Film historian Osborne performed as host up until 2016 and the channel now boasts a lineup that includes director and president of the Academy of Museum Jacqueline Stewart, who introduced Silent Sunday Nights. Also part of the stable are Dave Karger, Ben Mankiewicz, Alicia Malone, and the dashing and debonair Eddie Muller, whose Noir Alley on Saturday nights has developed a huge cult following and has spawned an explosion of noir film festivals. 

“TCM has been vital to the resurrection of forgotten films,” Muller says. Some restored movies never reach an audience beyond the festival circuit, but TCM reaches hundreds of thousands of viewers at once, which is essential to the mission of film preservationists. TCM has been crucial to the efforts of my Film Noir Foundation, providing valuable underwriting in addition to the vast exposure we couldn’t get any other way. TCM is the guardian of Hollywood’s cultural legacy, as well as an essential platform for mainstream viewers to learn about the full breadth and depth of cinema worldwide. There is no substitute for it and no viable replacement. Without TCM, the history of American movies would be fractured into a thousand little pieces, minus any cogent, coherent curation.”

“I think movies are always more than just mere entertainment, even if they don’t seem so on the surface,” says Malone. “Films can change perspectives and create conversations, and they can also bring us together. Going to a movie theater is a rare experience — for two hours, nobody can contact you, and you can allow yourself to be fully immersed in another world and have a shared experience.
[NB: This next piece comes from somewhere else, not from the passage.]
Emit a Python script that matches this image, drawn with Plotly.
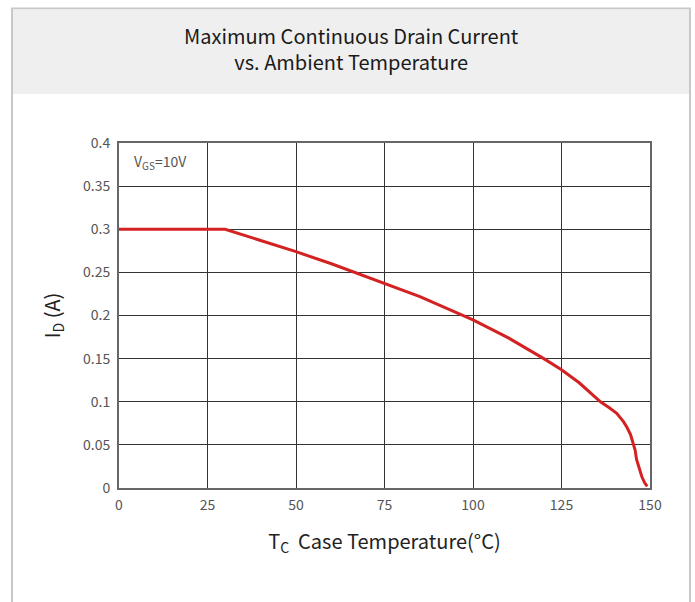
import plotly.graph_objects as go

temp_c = [0, 30, 40, 50, 60, 75, 85, 100, 110, 120, 125, 130, 136, 138.5, 140.6, 142.5, 143.4,
          144.5, 145.3, 145.8, 146.2, 147.0, 147.7, 148.5, 149.2]
current_a = [0.3, 0.3, 0.287, 0.274, 0.26, 0.237, 0.222, 0.195, 0.174, 0.15, 0.137, 0.122,
             0.1, 0.093, 0.0866, 0.077, 0.071, 0.062, 0.052, 0.044, 0.033, 0.021, 0.013, 0.006, 0.002]

x_ticks = [0, 25, 50, 75, 100, 125, 150]
y_ticks = [0, 0.05, 0.1, 0.15, 0.2, 0.25, 0.3, 0.35, 0.4]
y_tick_text = ["0", "0.05", "0.1", "0.15", "0.2", "0.25", "0.3", "0.35", "0.4"]

FONT = "Noto Sans CJK SC"

fig = go.Figure()
fig.add_trace(go.Scatter(x=temp_c, y=current_a, mode="lines",
                         line=dict(color="#d42222", width=3),
                         hoverinfo="skip", showlegend=False))

W, H = 695, 602
L, R, T, B = 119, 45, 143, 114
pw, ph = W - L - R, H - T - B

def px(x):
    return (x - L) / pw

def py(y):
    return (H - B - y) / ph

fig.update_layout(
    width=W, height=H,
    margin=dict(l=L, r=R, t=T, b=B, pad=0),
    paper_bgcolor="white", plot_bgcolor="white",
    font=dict(family=FONT, color="#444"),
    shapes=[
        dict(type="rect", xref="paper", yref="paper", x0=px(12), x1=px(690), y0=py(640), y1=py(8.5),
             line=dict(color="#c8c8c8", width=2), fillcolor="rgba(0,0,0,0)", layer="below"),
        dict(type="rect", xref="paper", yref="paper", x0=px(13), x1=px(689), y0=py(94), y1=py(9.5),
             line=dict(width=0), fillcolor="#efefef", layer="below"),
    ],
    annotations=[
        dict(text="Maximum Continuous Drain Current<br>vs. Ambient Temperature",
             xref="paper", yref="paper", x=px(351), y=py(49), xanchor="center", yanchor="middle",
             showarrow=False, font=dict(family=FONT, size=20, color="#1a1a1a", weight=400)),
        dict(text="V<sub><span style='font-size:10px'>GS</span></sub>=10V", xref="paper", yref="paper",
             x=px(132), y=py(162), xanchor="left", yanchor="middle", showarrow=False,
             font=dict(family=FONT, size=14, color="#555")),
    ],
    xaxis=dict(range=[0, 150], tickvals=x_ticks, ticks="", showgrid=True, gridcolor="#333",
               gridwidth=1, zeroline=False, showline=True, linecolor="#666", linewidth=2, mirror=True,
               ticklabelstandoff=3,
               tickfont=dict(family=FONT, size=14, color="#555"),
               title=dict(text="T<sub>C</sub>  Case Temperature(°C)", standoff=22,
                          font=dict(family=FONT, size=20, color="#222"))),
    yaxis=dict(range=[0, 0.4], tickvals=y_ticks, ticktext=y_tick_text, ticks="", showgrid=True,
               gridcolor="#333", gridwidth=1, zeroline=False, showline=True, linecolor="#666",
               linewidth=2, mirror=True, ticklabelstandoff=4,
               tickfont=dict(family=FONT, size=14, color="#555"),
               title=dict(text="I<sub>D</sub> (A)", standoff=17,
                          font=dict(family=FONT, size=20, color="#222"))),
)

fig.write_html("out.html")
I love that you can sit in the dark next to a stranger and laugh or cry at the same time, but also walk out of the film having a completely different take on what you just watched.”

For musical matinee lover Karger, the channel is unrivaled in its commitment to maintaining, restoring and recontextualizing Hollywood history. 

“It’s always very exciting to introduce a film on the network that hasn’t been aired in decades,” he says of TCM, whose fan base keeps growing and getting bigger. “I think it’s important for film fans of any age to understand the history of cinema since it’s always being referred to in present-day film. I know many younger people are turned off by older films or black-and-white movies, but there’s so much to enjoy and appreciate.”

Turner Classic Movies

Current TCM hosts from left: Eddie Muller, Jacqueline Stewart, Ben Mankiewicz, Alicia Malone, and Dave Karger (Courtesy TCM)

For Mankiewicz, who comes from a Hollywood pedigree as the grandson of screenwriter Herman J. Mankiewicz, the grand nephew of screenwriter, producer and director Joseph L. Mankiewicz, TCM is a nice place for a film to be because that makes it a classic. TCM airs hundreds of films in all languages that wouldn’t show up on regular television, with new oldies periodically making their debuts.

“Hollywood defines America’s sense of self and the country’s story was told through the prism of Hollywood,” he tells L.A. Weekly. “It’s a great and terrible thing.  Our whole image of the American West was framed by John Ford’s westerns. We also completely marginalized huge swaths of people. The idea of women only being interested in getting married and that their place was in the home came out of movies. Hollywood was responsible for a lot of stereotypes. Hollywood has a very critical role to play going forward and it’s just as relevant as ever, even if it doesn’t resemble the Hollywoodland of 1927. Good storytelling is not to be denied; we all still want to escape into a good story. Especially in these polarized times.”

To celebrate its 30th anniversary, TCM will feature special programming throughout April with conversations with staffers who helped launch the channel, Osborne’s 20th Anniversary Tribute, and classics like Turner’s beloved Gone With The Wind and Orson Welles’ masterpiece, A Touch of Evil.